Une étincelle perpétuelle dans le regard, Morris Fish, qui pratique désormais à titre de juriste en résidence au sein du cabinet Davies, est doté d’une grande vivacité d’esprit et d’un humour tout en finesse, comme en fait foi cet article, « The Effect of Alcohol on the Canadian Constitution » d’abord rédigé dans un cours universitaire, mais qu’il a repris pour La Revue de Droit de McGill en septembre 2011, qui trace un portrait des causes, dont la célèbre affaire Roncarelli sur la primauté du droit, ayant influencé l’évolution du droit constitutionnel canadien. Avec un clin d’œil à ses racines modestes et aux doutes qu’il a autrefois nourris à l’égard de son choix de carrière, Morris Fish souligne, le sourire dans la voix, que la vie est pleine de surprises et que « misguided sometimes achieve beyond expectations ».

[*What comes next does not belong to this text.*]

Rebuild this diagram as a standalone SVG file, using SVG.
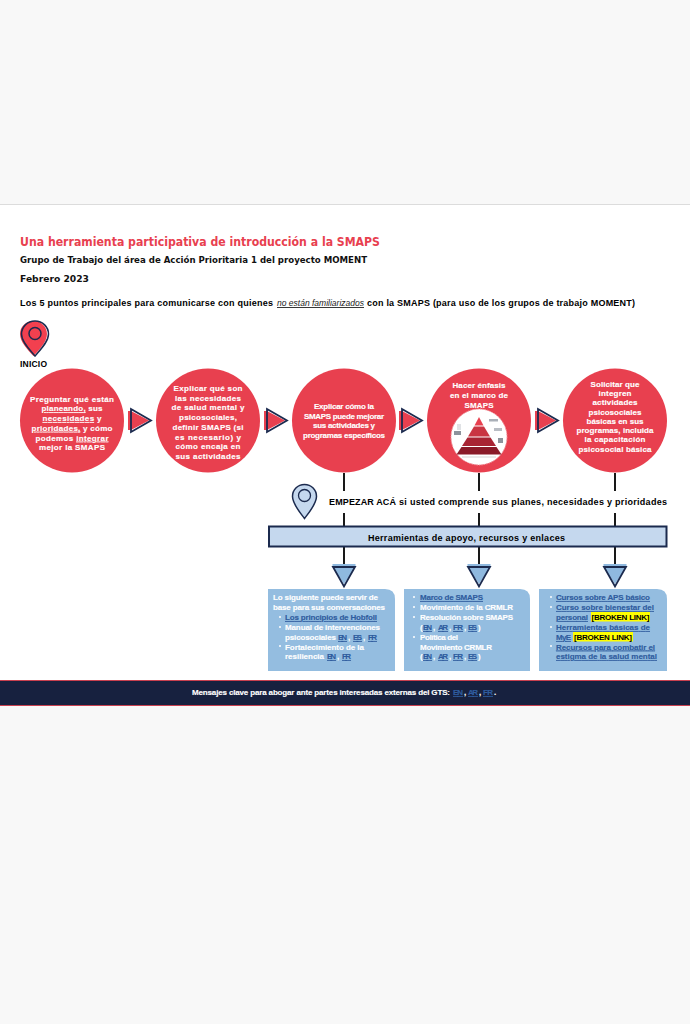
<svg xmlns="http://www.w3.org/2000/svg" width="690" height="1024" viewBox="0 0 690 1024">
<style>
text{font-family:"Liberation Sans",Arial,sans-serif;font-weight:700}
.dv{font-family:"DejaVu Sans",Verdana,sans-serif}
.c{fill:#fff;stroke:#fff;stroke-width:.15;font-size:8px;text-anchor:middle}
.w{fill:#fff;stroke:#fff;stroke-width:.15;font-size:8px}
.l{fill:#2f5c9e;stroke:#2f5c9e;stroke-width:.15;font-size:8px;text-decoration:underline}
.b{fill:#000;font-size:8px}
.u{text-decoration:underline}
.circ{fill:#e8404f}
.tri{fill:none;stroke:#1b2a4e;stroke-width:1.8}
.box{fill:#94bde0}
.conn{stroke:#000;stroke-width:1.8;fill:none}
.ylw{fill:#ffff00}
</style>
<defs>
<g id="arrow"><path d="M-3 -9.500H0L18 0 0 9.500H-3Z" fill="#e8404f"/><path d="M0 -11.500 20 0 0 11.500Z" class="tri"/></g>
<g id="down"><path d="M-11.500 -3H11.500V0L0 17-11.500 0Z" fill="#8fb9df"/><path d="M-11 0H11L0 19.500Z" class="tri"/></g>
</defs>
<rect width="690" height="1024" fill="#f8f8f8"/>
<rect x="0" y="204" width="690" height="502" fill="#fff"/>
<rect x="0" y="204" width="690" height="1" fill="#dcdcdc"/>
<g id="header">
<text x="20" y="245.500" class="dv" font-size="12" fill="#e8404f" textLength="360" lengthAdjust="spacingAndGlyphs">Una herramienta participativa de introducción a la SMAPS</text>
<text x="20" y="262.500" class="dv" font-size="8.800" fill="#111" textLength="347" lengthAdjust="spacingAndGlyphs">Grupo de Trabajo del área de Acción Prioritaria 1 del proyecto MOMENT</text>
<text x="20" y="281.500" class="dv" font-size="9" fill="#111" textLength="69" lengthAdjust="spacingAndGlyphs">Febrero 2023</text>
<text x="20" y="306" font-size="9" fill="#000" textLength="253" lengthAdjust="spacing">Los 5 puntos principales para comunicarse con quienes</text>
<text x="277" y="306" font-size="9" fill="#222" style="font-weight:400;font-style:italic;text-decoration:underline" textLength="87" lengthAdjust="spacingAndGlyphs">no están familiarizados</text>
<text x="367" y="306" font-size="9" fill="#000" textLength="268" lengthAdjust="spacing">con la SMAPS (para uso de los grupos de trabajo MOMENT)</text>
</g>
<g id="connectors">
<path class="conn" d="M344 473V491M344 513V527M479 473V491M479 513V527M615 473V491M615 513V527M344 547V567M479 547V567M615 547V567"/>
<use href="#arrow" x="131" y="420.500"/>
<use href="#arrow" x="267" y="420.500"/>
<use href="#arrow" x="402" y="420.500"/>
<use href="#arrow" x="538" y="420.500"/>
<use href="#down" x="344" y="567"/>
<use href="#down" x="479" y="567"/>
<use href="#down" x="615" y="567"/>
</g>
<g id="inicio">
<path d="M33.500 321C25.500 321 20 327 20 334C20 342 28 350 33.500 356C39 350 47 342 47 334C47 327 41.500 321 33.500 321Z" fill="#f2404f"/>
<path d="M35 321C27.300 321 21.500 327 21.500 334C21.500 342 30 350 35 356C40 350 48.500 342 48.500 334C48.500 327 42.700 321 35 321Z" fill="none" stroke="#1b2a4e" stroke-width="1.500"/>
<circle cx="35" cy="333.500" r="6" fill="none" stroke="#1b2a4e" stroke-width="1.500"/>
<text x="20" y="366.500" font-size="8.500" fill="#000" textLength="27" lengthAdjust="spacing">INICIO</text>
</g>
<g id="node1">
<circle cx="72" cy="420.500" r="52" class="circ"/>
<text class="c" x="72" y="401.500" textLength="84">Preguntar qué están</text>
<text class="c" x="72" y="411.200" textLength="61"><tspan class="u">planeando,</tspan> sus</text>
<text class="c" x="72" y="421" textLength="59"><tspan class="u">necesidades</tspan> y</text>
<text class="c" x="72" y="430.700" textLength="81"><tspan class="u">prioridades,</tspan> y cómo</text>
<text class="c" x="72" y="440.500" textLength="73">podemos <tspan class="u">integrar</tspan></text>
<text class="c" x="72" y="450.200" textLength="66">mejor la SMAPS</text>
</g>
<g id="node2">
<circle cx="208" cy="420.500" r="52" class="circ"/>
<text class="c" x="208" y="391" textLength="69">Explicar qué son</text>
<text class="c" x="208" y="400.700" textLength="66">las necesidades</text>
<text class="c" x="208" y="410.400" textLength="73">de salud mental y</text>
<text class="c" x="208" y="420.100" textLength="58">psicosociales,</text>
<text class="c" x="208" y="429.800" textLength="71">definir SMAPS (si</text>
<text class="c" x="208" y="439.500" textLength="66">es necesario) y</text>
<text class="c" x="208" y="449.200" textLength="65">cómo encaja en</text>
<text class="c" x="208" y="458.900" textLength="65">sus actividades</text>
</g>
<g id="node3">
<circle cx="344" cy="420.500" r="52" class="circ"/>
<text class="c" x="344" y="409" textLength="60">Explicar cómo la</text>
<text class="c" x="344" y="418.700" textLength="80">SMAPS puede mejorar</text>
<text class="c" x="344" y="428.400" textLength="62">sus actividades y</text>
<text class="c" x="344" y="438.100" textLength="82">programas específicos</text>
</g>
<g id="node4">
<circle cx="479" cy="420.500" r="52" class="circ"/>
<text class="c" x="479" y="388" textLength="53">Hacer énfasis</text>
<text class="c" x="479" y="398" textLength="58">en el marco de</text>
<text class="c" x="479" y="408" textLength="29">SMAPS</text>
<circle cx="479" cy="437" r="28" fill="#fff" stroke="#f3a0a8" stroke-width="1" stroke-dasharray="1.500 1"/>
<path d="M479 417 483.500 425.500H474.500Z" fill="#e8404f"/>
<path d="M474 426.500H484L490 436.500H468Z" fill="#c93542"/>
<path d="M467.500 437.500H490.500L496 446H462Z" fill="#a82433"/>
<path d="M461.500 447H496.500L501.500 454.500H456.500Z" fill="#8a1a28"/>
<path d="M462 457H496" stroke="#d4d4d4" stroke-width="1"/>
<rect x="454" y="431" width="7" height="4" fill="#8d939c"/>
<rect x="457" y="424" width="4" height="6" fill="#e0e2e5"/>
<rect x="489" y="419" width="9" height="2.500" fill="#aab0b8"/>
<rect x="494" y="428" width="8" height="3" fill="#b9bdc4"/>
<rect x="498" y="438" width="5" height="5" fill="#8d939c"/>
</g>
<g id="node5">
<circle cx="615" cy="420.500" r="52" class="circ"/>
<text class="c" x="615" y="386.800" textLength="49">Solicitar que</text>
<text class="c" x="615" y="396" textLength="33">integren</text>
<text class="c" x="615" y="405.300" textLength="45">actividades</text>
<text class="c" x="615" y="414.500" textLength="53">psicosociales</text>
<text class="c" x="615" y="423.800" textLength="57">básicas en sus</text>
<text class="c" x="615" y="433" textLength="77">programas, incluida</text>
<text class="c" x="615" y="442.300" textLength="61">la capacitación</text>
<text class="c" x="615" y="451.500" textLength="73">psicosocial básica</text>
</g>
<g id="empezar">
<path d="M304.500 484.500C297.500 484.500 292.500 490 292.500 496.500C292.500 504 300 512.500 304.500 518.500C309 512.500 316.500 504 316.500 496.500C316.500 490 311.500 484.500 304.500 484.500Z" fill="#c5d8ee" stroke="#1b2a4e" stroke-width="1.500"/>
<circle cx="304.500" cy="495.500" r="6" fill="#c5d8ee" stroke="#1b2a4e" stroke-width="1.300"/>
<text x="329" y="505" font-size="9" fill="#000" textLength="67" lengthAdjust="spacing">EMPEZAR ACÁ</text>
<text x="399" y="505" font-size="9" fill="#000" textLength="268" lengthAdjust="spacing">si usted comprende sus planes, necesidades y prioridades</text>
</g>
<g id="bar">
<rect x="269" y="526.500" width="397.500" height="20" fill="#c5d8ee" stroke="#1b2a4e" stroke-width="2"/>
<text x="368" y="541" font-size="9" fill="#000" textLength="197" lengthAdjust="spacing">Herramientas de apoyo, recursos y enlaces</text>
</g>
<g id="box1">
<path class="box" d="M268 589H385Q395 589 395 599V671H268Z"/>
<text class="w" x="273" y="600" textLength="105">Lo siguiente puede servir de</text>
<text class="w" x="273" y="610" textLength="112">base para sus conversaciones</text>
<circle cx="280" cy="617" r="1" fill="#fff"/>
<text class="l" x="285" y="620" textLength="92">Los principios de Hobfoll</text>
<circle cx="280" cy="627" r="1" fill="#fff"/>
<text class="w" x="285" y="630" textLength="95">Manual de intervenciones</text>
<text class="w" x="285" y="640" textLength="51">psicosociales</text>
<text class="l" x="338" y="640" textLength="9">EN</text><text class="w" x="348" y="640">,</text>
<text class="l" x="353" y="640" textLength="9">ES</text><text class="w" x="363" y="640">,</text>
<text class="l" x="368" y="640" textLength="9">FR</text>
<circle cx="280" cy="646" r="1" fill="#fff"/>
<text class="w" x="285" y="649.500" textLength="79">Fortalecimiento de la</text>
<text class="w" x="285" y="659" textLength="39">resiliencia</text>
<text class="l" x="327" y="659" textLength="9">EN</text><text class="w" x="337" y="659">,</text>
<text class="l" x="342" y="659" textLength="9">FR</text>
</g>
<g id="box2">
<path class="box" d="M404 589H520Q530 589 530 599V671H404Z"/>
<circle cx="414" cy="597" r="1" fill="#fff"/>
<text class="l" x="420" y="600" textLength="63">Marco de SMAPS</text>
<circle cx="414" cy="607" r="1" fill="#fff"/>
<text class="w" x="420" y="610" textLength="93">Movimiento de la CRMLR</text>
<circle cx="414" cy="617" r="1" fill="#fff"/>
<text class="w" x="420" y="620" textLength="93">Resolución sobre SMAPS</text>
<text class="w" x="420" y="630">(</text><text class="l" x="423" y="630" textLength="9">EN</text><text class="w" x="433" y="630">,</text><text class="l" x="438" y="630" textLength="10">AR</text><text class="w" x="449" y="630">,</text><text class="l" x="453" y="630" textLength="10">FR</text><text class="w" x="464" y="630">,</text><text class="l" x="468" y="630" textLength="9">ES</text><text class="w" x="478" y="630">)</text>
<circle cx="414" cy="637" r="1" fill="#fff"/>
<text class="w" x="420" y="640" textLength="38">Política del</text>
<text class="w" x="420" y="649.500" textLength="72">Movimiento CRMLR</text>
<text class="w" x="420" y="659">(</text><text class="l" x="423" y="659" textLength="9">EN</text><text class="w" x="433" y="659">,</text><text class="l" x="438" y="659" textLength="10">AR</text><text class="w" x="449" y="659">,</text><text class="l" x="453" y="659" textLength="10">FR</text><text class="w" x="464" y="659">,</text><text class="l" x="468" y="659" textLength="9">ES</text><text class="w" x="478" y="659">)</text>
</g>
<g id="box3">
<path class="box" d="M539 589H657Q667 589 667 599V671H539Z"/>
<circle cx="551" cy="597" r="1" fill="#fff"/>
<text class="l" x="556" y="600" textLength="94">Cursos sobre APS básico</text>
<circle cx="551" cy="607" r="1" fill="#fff"/>
<text class="l" x="556" y="610" textLength="98">Curso sobre bienestar del</text>
<text class="l" x="556" y="620" textLength="32">personal</text>
<rect class="ylw" x="591" y="612" width="59" height="9.500"/>
<text class="b" x="591.500" y="620" textLength="58">[BROKEN LINK]</text>
<circle cx="551" cy="627" r="1" fill="#fff"/>
<text class="l" x="556" y="630" textLength="94">Herramientas básicas de</text>
<text class="l" x="556" y="640" textLength="15">MyE</text>
<rect class="ylw" x="573" y="632" width="60" height="9.500"/>
<text class="b" x="574" y="640" textLength="58">[BROKEN LINK]</text>
<circle cx="551" cy="646" r="1" fill="#fff"/>
<text class="l" x="556" y="649.500" textLength="99">Recursos para combatir el</text>
<text class="l" x="556" y="659" textLength="101">estigma de la salud mental</text>
</g>
<g id="footer">
<rect x="0" y="680" width="690" height="26" fill="#17213f"/>
<rect x="0" y="680" width="690" height="1" fill="#c9404f"/>
<rect x="0" y="705" width="690" height="1" fill="#c9404f"/>
<text class="w" x="192" y="695" textLength="258">Mensajes clave para abogar ante partes interesadas externas del GTS:</text>
<text class="l" x="453" y="695" textLength="10">EN</text><text class="w" x="464" y="695">,</text>
<text class="l" x="468" y="695" textLength="10">AR</text><text class="w" x="479" y="695">,</text>
<text class="l" x="483" y="695" textLength="10">FR</text><text class="w" x="494" y="695">.</text>
</g>
</svg>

Démontrant un vif intérêt pour les enjeux actuels de notre système de justice, Morris Fish note qu’il est fondamental de poursuivre l’effort collectif afin de favoriser l’accès à la justice, non seulement dans l’intérêt de la société, mais également au nom de la survie d’un Barreau indépendant. La diversité du Barreau de Montréal et ses traditions ont toujours été une grande source de fierté pour Morris Fish. Il conclut ainsi : « Je suis un fils du Barreau de Montréal. La vie m’en a momentanément éloigné, mais après quelques décennies à travers lesquelles j’ai grandi, vieilli et appris, je suis très heureux de rentrer au bercail. De fils en père puis en grand-père du Barreau de Montréal, je reviens donc aux sources pour entreprendre une nouvelle étape de ma carrière ».